In conclusion, it is clear that Richard and Britannia Willis affiliated with the Quakers. Apparently, the Friend’s connection ended with Ann’s death. Possibly she was the motivating factor for the family’s involvement in the sect.

_____________________

[1]John Willis, died 1712, patented a 50-acre tract named Wantage in Dorchester County in 1702.

[2]Palmer, Katherine H., transcribed Baptism Record, Old Trinity Protestant Episcopal Church, Church Creek, MD, (Cambridge, MD), 19, baptisms of son Richard’s children Mary (1754), John (1755), Elizabeth (1758) and Richard (1761); son John’s child Jarvis (1758); son Andrew’s children Keziah (1770) and George (1775).

[3]See www.barrattschapel.org

[4]Caroline County, MD Land Records, Liber JR-R, Folio 115, 29 Oct 1831 deed for ½ acre from Foster Willis and Wife Ann to trustees of the Methodist Church, proved 31 Jan 1832.

[5]Actually, this family were Nicholites, or New Quakers, until that sect reunited with the Quakers in 1798. See Carroll, Kenneth Lane, Joseph Nichols and the Nicholites: A Look at the “New Quakers” of Maryland, Delaware, North and South Carolina (Easton, Maryland: The Easton Publishing Company, 1962), 78, Births of the children of Andrew and Sarah Willis: Andrew, 3 Nov 1774; Mary, 5 Dec 1770; Rhoda, 18 May 1766; Roger, 14 May 1768; and Shadrick, 15 May 1772. Births of children of Thomas and Sina Willis: Anne, 5 Dec 1770; Elic, 1 Feb 1785; Jesse, 15 Feb 1773; Joshua, 15 Dec 1774; Milby, & Aug 1768; Milley, 3 Feb 1784; Thomas, 28 Oct 1776; and William 20 Sep 1771.

[6]Ancestry.com, U.S., Quaker Meeting Records, 1681-1935: Births & Deaths, 1790-1828, Wilmington Monthly Meeting, New Castle, Delaware. Birth records are all at p. 19; Burial records at pp. 7, 8, and 10, respectively.

[7]Cranor, Henry Downes, Marriage Licenses of Caroline County, Maryland, 1744-1815(Philadelphia: Henry Downes Cranor, 1904), 18.

[8]Browne, William Hand, Archives of Maryland v.2, Proceedings and Acts of the General Assembly of Maryland, April 1666 – June 1676(Baltimore: Maryland Historical Society, 1884), 270, Naturalization of John Gootee and Margarett Gootee his wife of Dorchester County and Stephen Besson of Dorchester County all born in the Kingdom of France. Act read as being passed by the Assembly at 19 Apr 1671 closing of the session on the General Assembly, which began 27 Mar 1671 in St. Mary’s County.

[9]The typewritten text on the cover page reads, “II Department of Friends’ Records, 302 Arch Street, Phila., PA, Wilmington Monthly Meeting, Del., Births and Deaths, 1790-1828, Births 22 pp.; Deaths 11 pp.; Index 32 pp.”
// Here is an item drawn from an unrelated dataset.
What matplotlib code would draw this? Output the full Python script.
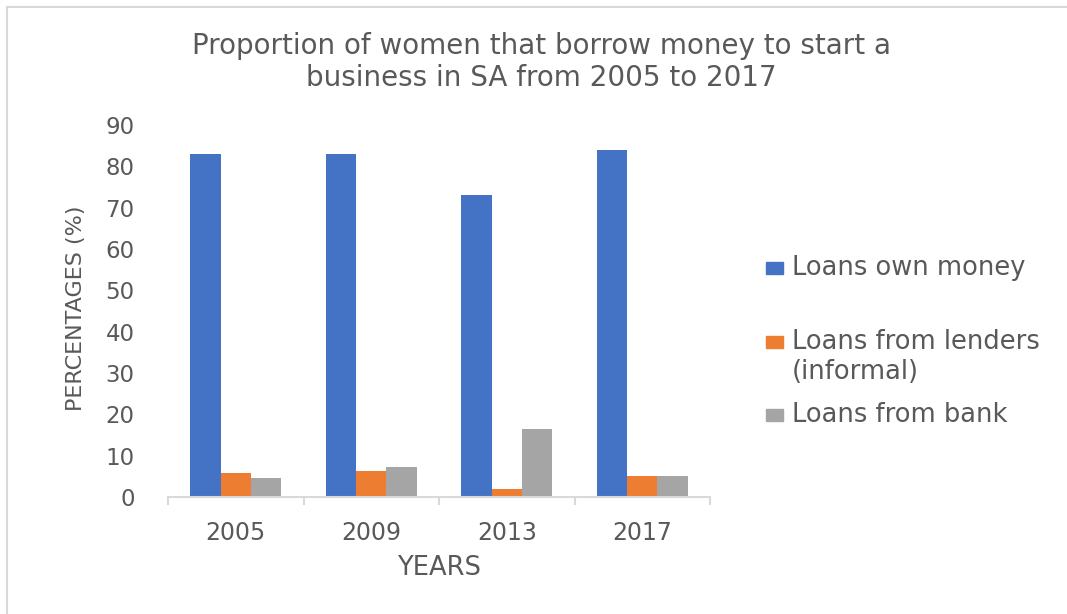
import numpy as np
import matplotlib.pyplot as plt
from matplotlib.lines import Line2D
from matplotlib.patches import Rectangle

# survey years and the three loan sources (%)
years = ['2005', '2009', '2013', '2017']
own_money = [83, 83, 73, 84]
informal_lenders = [5.8, 6.3, 1.9, 5.0]
bank = [4.6, 7.2, 16.5, 5.2]

series_names = ['Loans own money', 'Loans from lenders\n(informal)', 'Loans from bank']
colors = ['#4472C4', '#ED7D31', '#A5A5A5']
txt = '#595959'
grid_c = '#D9D9D9'

plt.rcParams['font.family'] = ['DejaVu Sans']

W, H = 1067, 614
fig = plt.figure(figsize=(W / 100, H / 100), dpi=100)
ax = fig.add_axes([168 / W, (H - 497) / H, (710 - 168) / W, (497 - 125) / H])

x = np.arange(len(years))
bw = 0.224
for i, (vals, c) in enumerate(zip([own_money, informal_lenders, bank], colors)):
    ax.bar(x + (i - 1) * bw, vals, width=bw, color=c, zorder=2)

ax.set_xlim(-0.5, len(years) - 0.5)
ax.set_ylim(0, 90)
ax.set_yticks(range(0, 91, 10))
ax.set_xticks(x)
ax.set_xticklabels(years)
ax.set_xticks(np.arange(-0.5, len(years)), minor=True)

for s in ['top', 'right', 'left']:
    ax.spines[s].set_visible(False)
ax.spines['bottom'].set_color(grid_c)
ax.spines['bottom'].set_linewidth(1.5)

ax.tick_params(axis='y', length=0, pad=24, labelsize=16.5, labelcolor=txt)
ax.tick_params(axis='x', which='major', length=0, pad=17, labelsize=17, labelcolor=txt)
ax.tick_params(axis='x', which='minor', length=6, width=1.5, color=grid_c)

# title and axis titles
fig.text(541 / W, 1 - 62 / H, 'Proportion of women that borrow money to start a\nbusiness in SA from 2005 to 2017',
         ha='center', va='center', fontsize=20, color=txt, linespacing=1.2)
fig.text(439 / W, 1 - 568 / H, 'YEARS', ha='center', va='center', fontsize=18.5, color=txt)
fig.text(76 / W, 1 - 308 / H, 'PERCENTAGES (%)', ha='center', va='center', rotation=90,
         fontsize=16, color=txt)

# legend on the right
key_rows = [(268, [series_names[0]]), (342, series_names[1].split('\n')), (415, [series_names[2]])]
for (yc, lines), c in zip(key_rows, colors):
    fig.patches.append(Rectangle((766 / W, 1 - (yc + 6) / H), 17 / W, 12 / H,
                                 transform=fig.transFigure, color=c))
    for k, line in enumerate(lines):
        fig.text(792 / W, 1 - (yc + 30 * k) / H, line, ha='left', va='center', fontsize=18.5, color=txt)

# chart frame
fig.add_artist(Line2D([7 / W, 1], [1 - 7 / H, 1 - 7 / H], color=grid_c, lw=1.5, transform=fig.transFigure))
fig.add_artist(Line2D([7 / W, 7 / W], [0, 1 - 7 / H], color=grid_c, lw=1.5, transform=fig.transFigure))

fig.savefig('out.png', dpi=100, facecolor='white')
[10]This record, however, does not include the couple’s two eldest daughters, Rebecca, born 9 Nov 1788, and Dorcas, born between 1790 and 1793.

[11]Jacobsen, Phebe R., Quaker Records in Maryland(Annapolis: The Hall of Records Commission, State of Maryland, 1966), 78, In 1800, by permission of the Southern Quarterly, a Monthly Meeting was established at Northwest Fork, consisting of Marshy Creek [Note: later named Snow Hill and then Preston], Centre, and Northwest Fork Preparative Meetings … When the Separation occurred within the Philadelphia Yearly Meeting in 1827, the Southern Quarterly Meeting was simply dissolved by the Orthodox.”

[12]  Carroll, Kenneth Lane, Quakerism on the Eastern Shore(Baltimore: The Maryland Historical Society, Garamond/Pridemark Press, 1970) 255, Ann Willis daughter of Richard and Britana [sic] born 19 Apr 1799; 260, Ann Willis daughter of Richard died 22 Sep 1834.